When I focused on what a great job Skye did staying with me after my fall and made that the narrative, I could be more present for my daughters who needed to stay calm and finish getting ready for school. If my brain had been playing the blame game, and I had let that story take over, I’m not sure I would have been able to give them the encouragement they needed at that moment. I don’t think I could have maintained an upbeat attitude and acted with kindness toward the doctors and nurses who worked hard to help me. If I had let my story be one of regret, I would have given up on my resolution to write each day. And I certainly wouldn’t have had the energy and passion to do the deep digging required to unearth the racism of early Baptists, much less the compassion to go beyond that to search out ways churches could make past wrongs right. That is the good and acceptable and perfect will of God from Romans 12:2.

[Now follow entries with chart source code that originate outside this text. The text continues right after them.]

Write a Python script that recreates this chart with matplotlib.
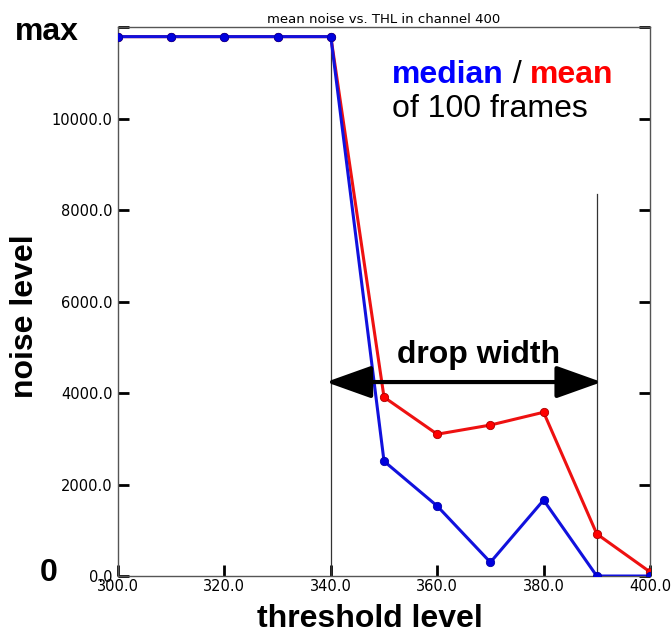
import matplotlib.pyplot as plt

# ----------------------------------------
# DATA
# ----------------------------------------
thl = [300, 310, 320, 330, 340, 350, 360, 370, 380, 390, 400]
median_noise = [11790, 11790, 11790, 11790, 11790, 2510, 1530, 300, 1660, 0, 0]
mean_noise = [11790, 11790, 11790, 11790, 11790, 3910, 3100, 3300, 3580, 920, 90]

y_ticks = [0, 2000, 4000, 6000, 8000, 10000, 12000]
y_ticklabels = ["0.0", "2000.0", "4000.0", "6000.0", "8000.0", "10000.0", ""]
x_ticks = [300, 320, 340, 360, 380, 400]
x_ticklabels = ["300.0", "320.0", "340.0", "360.0", "380.0", "400.0"]

drop_start, drop_end = 340, 390
drop_y = 4240
marker_top = 8360

BOLD_FONT = ["Liberation Sans Narrow", "Liberation Sans", "DejaVu Sans"]
TEXT_FONT = ["Liberation Sans", "DejaVu Sans"]

# ----------------------------------------
# PLOT
# ----------------------------------------
fig = plt.figure(figsize=(6.71, 6.33), dpi=100)
ax = fig.add_axes([0.1759, 0.0900, 0.7928, 0.8673])

ax.plot(thl, mean_noise, color="#ee1111", lw=2.2, marker="o", ms=6,
        mfc="red", mec="#aa0000", mew=0.6, zorder=3)
ax.plot(thl, median_noise, color="#1111dd", lw=2.2, marker="o", ms=6,
        mfc="#0000dd", mec="#0000aa", mew=0.6, zorder=4)

# drop markers
ax.plot([drop_start, drop_start], [0, max(median_noise)], color="#333333", lw=0.9, zorder=2)
ax.plot([drop_end, drop_end], [0, marker_top], color="#333333", lw=0.9, zorder=2)

ax.annotate("", xy=(drop_start - 0.9, drop_y), xytext=(drop_end + 0.9, drop_y),
            arrowprops=dict(arrowstyle="<|-|>,head_length=1.4,head_width=0.5",
                            mutation_scale=20, lw=3, color="black",
                            shrinkA=0, shrinkB=0), zorder=5)
ax.text(367.8, 4830, "drop width", ha="center", va="center",
        fontsize=23, fontweight="bold", family=TEXT_FONT)

ax.set_xlim(300, 400)
ax.set_ylim(0, 12000)
ax.set_xticks(x_ticks)
ax.set_xticklabels(x_ticklabels)
ax.set_yticks(y_ticks)
ax.set_yticklabels(y_ticklabels)
ax.tick_params(direction="in", length=8, width=2, labelsize=10.5, pad=2,
               right=True, top=False)
ax.tick_params(axis="y", pad=4)
for side in ["top", "bottom", "left", "right"]:
    ax.spines[side].set_color("#555555")
    ax.spines[side].set_linewidth(1.0)

ax.set_title("mean noise vs. THL in channel 400", fontsize=9.5, pad=3)

# axis labels as figure text (offset like the original)
fig.text(370 / 671, 1 - 619 / 633, "threshold level", ha="center", va="center",
         fontsize=23, fontweight="bold", family=BOLD_FONT)
fig.text(25 / 671, 1 - 316 / 633, "noise level", rotation=90, ha="center",
         va="center", fontsize=23, fontweight="bold", family=BOLD_FONT)

fig.text(47 / 671, 1 - 32 / 633, "max", ha="center", va="center", fontsize=23,
         fontweight="bold", family=TEXT_FONT)
fig.text(49 / 671, 1 - 573 / 633, "0", ha="center", va="center", fontsize=23,
         fontweight="bold", family=TEXT_FONT)

# legend-like annotation
t1 = ax.text(0.515, 0.912, "median", transform=ax.transAxes, color="blue",
             fontsize=23, fontweight="bold", family=TEXT_FONT, va="center")
fig.canvas.draw()
t2 = ax.annotate(" / ", xycoords=t1, xy=(1, 0.5), va="center", fontsize=23,
                 family=TEXT_FONT)
t3 = ax.annotate("mean", xycoords=t2, xy=(1, 0.5), va="center", color="red",
                 fontsize=23, fontweight="bold", family=TEXT_FONT)
ax.text(0.515, 0.850, "of 100 frames", transform=ax.transAxes, fontsize=23,
        family=TEXT_FONT, va="center")

plt.savefig("out.png", dpi=100)
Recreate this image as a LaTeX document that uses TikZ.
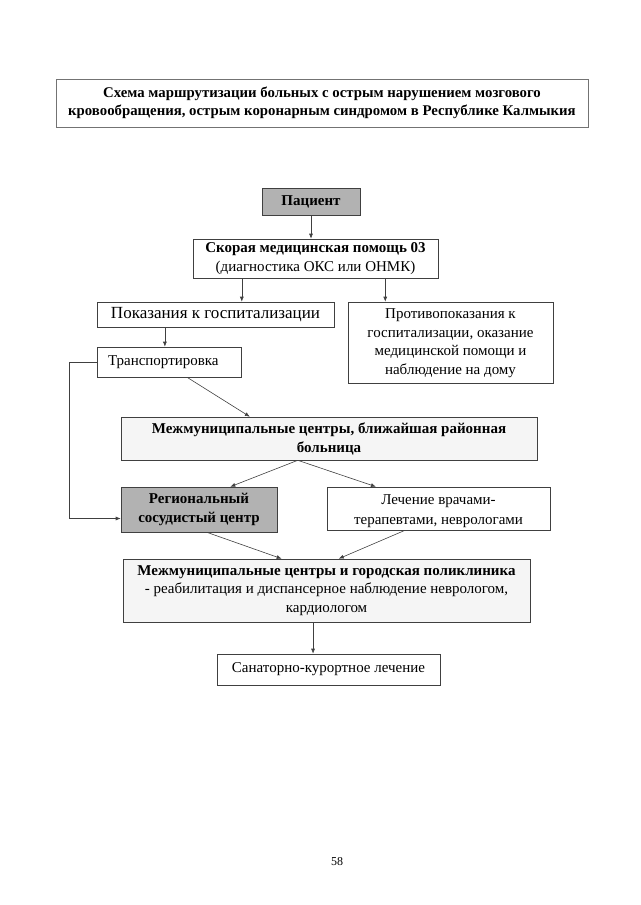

Such renewal isn’t a one-time exercise. I wish it were, but more often than not it’s a daily, hourly, sometimes minute by minute choice to live into a different story. This is especially true if you are in pain with an itchy cast the length of your arm that you must keep elevated even while you sleep. Even now, when all that is left is a three-inch scar on my wrist and a metal plate inside it, it’s still hard for me not to give into negativity. But just like that metal plate in my wrist kept my shattered bones aligned so they could heal, each time I choose a better story I’m bringing my spirit into alignment with God. When that happens, I’m one step closer to wholeness and home.


Note: Reframing your story is not a substitute for getting professional help when you need it. All the positive focusing in the world is not going to raise the levels of serotonin in my brain or yours. Anti-depressants, therapy, yoga to calm anxiety–all these things working in tandem create a space where you can begin to see your worth in God’s eyes and your place in God’s story.